This was an April fool, of course :-)
After nearly twenty years of a trial implementation of Internet Protocol version 6 (IPv6) A&A today announces its retirement.
IPv6 was first defined in an RFC in 1995 and A&A first explored offering IPv6 to customers in July 2002, we later made it a standard feature, given to all customers, in January 2011. We were one of the first UK ISPs to offer IPv6 and it is with great regret that we have had to call an end to the project.

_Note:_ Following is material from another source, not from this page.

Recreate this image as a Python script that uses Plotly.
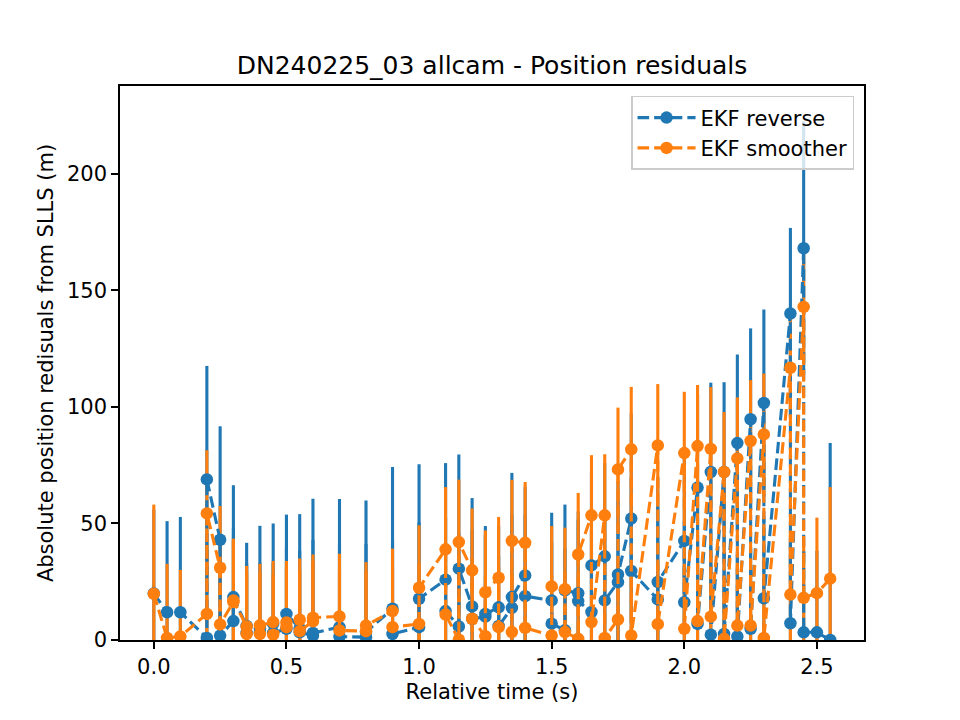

The trial provided useful information and proved that a scalable Internet using publicly routable addresses is certainly possible. But ultimately users reported that typing the addresses was just too unfriendly and too unmemorable to be of permanent use, and after all this time even Google reports less than 40% uptake:
Effective immediately all IPv6 routing via Andrew’s & Arnold has been stopped, and A&A suggests increased usage of NAT (network address translation) where IPv4 exhaustion is a risk.
MD Adrian Kennard said, “We gave it our best shot; even designing our own routers that supported IPv6 from scratch. But colons just don’t belong in IP addresses, and we feel there really isn’t any customer demand. We will still offer customers IPv4 at no extra charge and separately we will improve our NAT algorithms to increase IPv4 performance. And eventually, we will give IPv14 a try.”
It was fun whilst it lasted though, wasn't it?